Saddam Hussein pensait pouvoir compter sur l’Europe contre les États-Unis, car il y avait une certaine rivalité entre l’euro et le dollar. Mais les pays européens n’ont absolument pas suivi. Ils auraient bien voulu, mais la domination américaine et anglaise était tellement importante que jamais la Banque centrale européenne n’a pu faire ce qu’elle voulait. Imaginons que l’euro soit devenu une monnaie de réserve internationale, à côté du dollar : c’était envisageable, mais à ce moment-là il fallait émettre des euros. La seule façon de faire cela, c’est contre de la dette des pays européens. Mais les pays européens n’ont jamais voulu mutualiser leurs dettes. Donc, qui aurait créé la dette européenne ? La banque centrale en crée hors de tous les traités, mais elle fait cela sur des dettes publiques, puisque les banques privées remontent leurs dettes à la BCE qui crée de l’argent pour la circonstance, ce qui permet aussi de répondre aux exigences prudentielles des accords de Bâle IV.
Si vous avez quelques milliers de dollars en poche, vous arrivez à vivre dans le monde entier, il y a toujours une énorme confiance à l’égard de cette monnaie…

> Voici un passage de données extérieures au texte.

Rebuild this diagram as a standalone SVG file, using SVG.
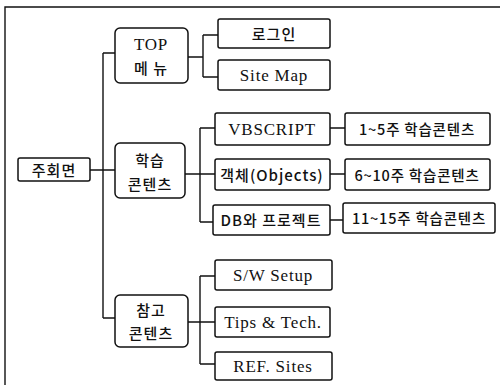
<svg xmlns="http://www.w3.org/2000/svg" width="504" height="388" viewBox="0 0 504 388">
<style>
.b{fill:#fff;stroke:#111;stroke-width:1.5}
.c{fill:none;stroke:#111;stroke-width:1.4}
text{font-family:"Liberation Serif","Noto Sans CJK KR",serif;font-size:17px;letter-spacing:0.8px;fill:#111;text-anchor:middle;dominant-baseline:central}
.k{font-family:"Noto Sans CJK KR","Noto Sans",sans-serif;font-size:15px;font-weight:500;letter-spacing:1px}
.w{font-size:14.5px;letter-spacing:0.8px}
</style>
<rect width="504" height="388" fill="#fff"/>
<path class="c" d="M5,385 V7 H500"/>
<g id="connectors">
<path class="c" d="M90,170 H115 M103,53 V318 M103,53 H115 M103,318 H115"/>
<path class="c" d="M188,57 H203 M203,35 V77 M203,35 H218 M203,77 H218"/>
<path class="c" d="M185,174 H200 M200,128 V222 M200,128 H215 M200,174 H215 M200,222 H213"/>
<path class="c" d="M330,128 H345 M330,174 H345 M330,220 H343"/>
<path class="c" d="M188,322 H200 M200,276 V364 M200,276 H215 M200,322 H215 M200,364 H215"/>
</g>
<g id="main"><rect class="b" x="18" y="158" width="72" height="23" rx="2"/><text class="k" x="54" y="169">주회면</text></g>
<g id="top"><rect class="b" x="115" y="28" width="73" height="55" rx="5"/><text x="151" y="44">TOP</text><text class="k" x="151" y="67">메 뉴</text></g>
<g id="study"><rect class="b" x="115" y="143" width="70" height="55" rx="5"/><text class="k" x="150" y="159">학습</text><text class="k" x="150" y="183">콘텐츠</text></g>
<g id="ref"><rect class="b" x="115" y="295" width="73" height="52" rx="5"/><text class="k" x="151" y="309">참고</text><text class="k" x="151" y="332">콘텐츠</text></g>
<g id="login"><rect class="b" x="218" y="19" width="112" height="29" rx="2"/><text class="k" x="274" y="33">로그인</text></g>
<g id="sitemap"><rect class="b" x="218" y="60" width="112" height="30" rx="2"/><text x="274" y="75">Site Map</text></g>
<g id="vbscript"><rect class="b" x="215" y="113" width="115" height="32" rx="2"/><text x="272" y="129">VBSCRIPT</text></g>
<g id="objects"><rect class="b" x="215" y="159" width="115" height="31" rx="2"/><text class="k" x="272" y="174">객체(Objects)</text></g>
<g id="db"><rect class="b" x="213" y="205" width="117" height="30" rx="2"/><text class="k" x="271" y="219">DB와 프로젝트</text></g>
<g id="w1"><rect class="b" x="345" y="113" width="145" height="32" rx="2"/><text class="k w" x="417" y="128">1~5주 학습콘텐츠</text></g>
<g id="w6"><rect class="b" x="345" y="159" width="145" height="31" rx="2"/><text class="k w" x="417" y="174">6~10주 학습콘텐츠</text></g>
<g id="w11"><rect class="b" x="343" y="203" width="152" height="30" rx="2"/><text class="k w" x="419" y="217">11~15주 학습콘텐츠</text></g>
<g id="sw"><rect class="b" x="215" y="260" width="117" height="30" rx="2"/><text x="273" y="275">S/W Setup</text></g>
<g id="tips"><rect class="b" x="215" y="307" width="115" height="30" rx="2"/><text x="273" y="322">Tips &amp; Tech.</text></g>
<g id="refsites"><rect class="b" x="215" y="352" width="117" height="28" rx="2"/><text x="273" y="366">REF. Sites</text></g>
</svg>
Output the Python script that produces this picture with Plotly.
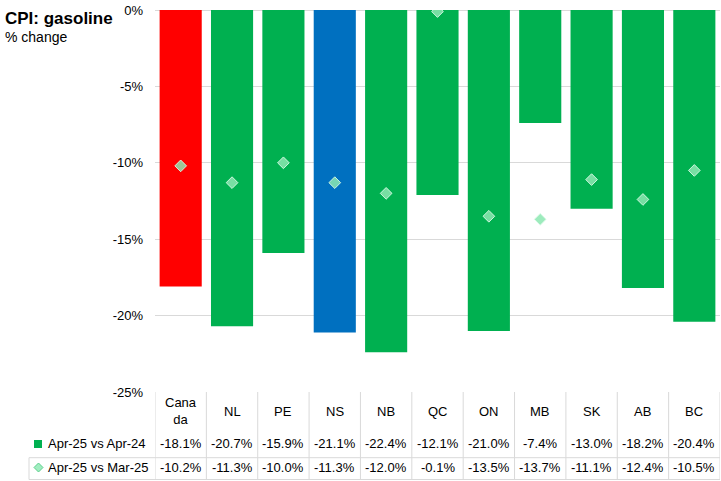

Je ne pense pas que cela durera très longtemps. Aujourd’hui, on n’accepte pas des dollars en Russie et la Chine n’accepte pas beaucoup de dollars non plus. Dans les pays occidentaux, cela ne cause aucun problème, mais il faut de plus en plus de dollars pour avoir de moins en moins de choses. C’est tout le problème, puisque le dollar est parti dans une spirale inflationniste. Regardez bien ce qui se passe avec la Réserve fédérale. Les taux d’intérêt sont à 5 %, ce n’est pas grand-chose, mais il y a énormément de réserves. Il y a quelques semaines, il y a eu la fermeture de la banque de la Silicon Valley parce qu’elle s’est trouvée à court de liquidités car, le coût du crédit ayant augmenté, beaucoup d’entreprises ont voulu utiliser leurs actifs, c’est-à-dire l’argent qui est sur leur compte en banque, donc il y a eu un afflux de demandes. La banque avait 200 milliards de dollars en réserve, ce qui couvrait largement la demande, mais c’étaient des bons du trésor américain qui sont à échéance fixe et qui ont une valeur nominale lorsqu’on les garde jusqu’à la fin de la période pour laquelle ils ont été émis. Si vous les vendez avant, c’est le prix du marché. Or, il y a eu des ventes à perte et tous les bons du Trésor américain ont perdu 10 %. Donc, d’un seul coup, il y a une perte de 10 % sur tous les fonds propres des grandes banques américaines. Au total, 140 milliards de dollars se sont évaporés en quelques heures et cela montre bien cette fragilité du dollar. Donc, on ne sait pas du tout où l’on va.